With what kind of music are you grown up with, please give us some names.
S: I grew up in a house with a stellar vinyl library so my earliest memories are of David Bowie, Beethoven, Lee Scratch Perry, The Clash. I took to Nu Metal in my early teens to rebel and but luckily quickly grew out of it and got into punk, post punk, post rock. I had broadband internet when I was 16 so I knew what it was like to only listen to what you had in your CD collection and was felt totally blessed to all of a sudden have access to everything the net had to offer.
M: Really loads of stuff, but very early in my life my parents were really into folk music, so I got a lot of early Simon and Garfunkel. I got into alternative rock and punk later, and well loads of Weezer and Pavement.
Is there any special record you listen to very often nowadays?
S: I just got my hands on „Ego Death“ by The Internet and have had it on repeat. They mix funk, soul, electronica and dance so well. I would love to see them live too, their tightness is world renowned.
M: Lately, I’m listening to a few records but I’d like to mention a Jackson Browne album called ‘’Late for the sky’’. That album sounds amazing and the melodies really flow even though the lyrics are the main focus.
Which musicial artist(s) is/are definitely underrated in your opinion?
M: There’s tons of really underrated musicians, I’d say this guy named Blake Mills doesn’t get enough props for his songwriting, it’s pretty amazing.
You told me you are recording and rehearsing some new songs for an upcoming release. When will it be released?
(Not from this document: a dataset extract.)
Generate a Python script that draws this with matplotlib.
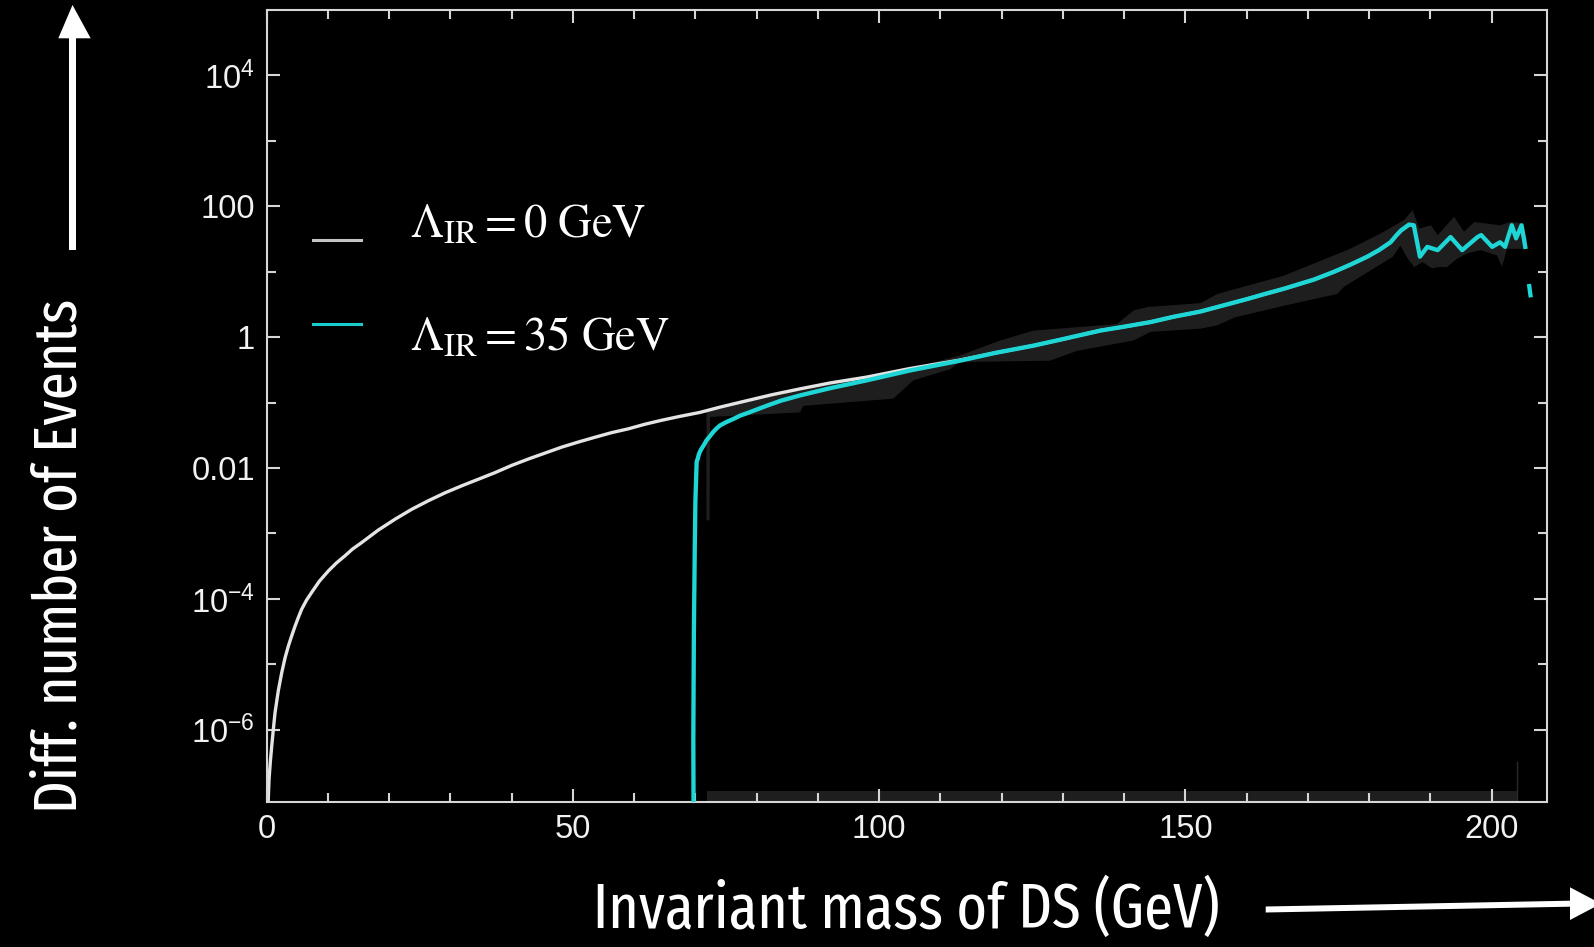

S: Yes, yes, yes. We have been working on a four song EP and are focusing on laying down the guitars at the moment. It’s been a really challenging and rewarding process; we record, we get tired, we argue but this is what it’s all about, this is how records should be made, same as democracies. Look at most parliaments, they’re always shouting at each other. We want to release it in the middle of January which as everyone knows is the bleakest point of the year so our EP will come at the perfect time.
M: We are currently finishing our first EP, it’s 4 songs and it will be out early next year, most likely February. Its called ‘’Souljelly’’.
Anything you want to tell the world?
S: Call your mother more often // Don’t believe everything you see on TV or the internet // Wear ear buds even if they’re not cool, it’s hard to make really good music when you’re deaf // Life is too short for cheap whiskey but not short enough for cheap wine.
M: Umm, there’s a lot of things but I don’t really know more than anyone else so … not really.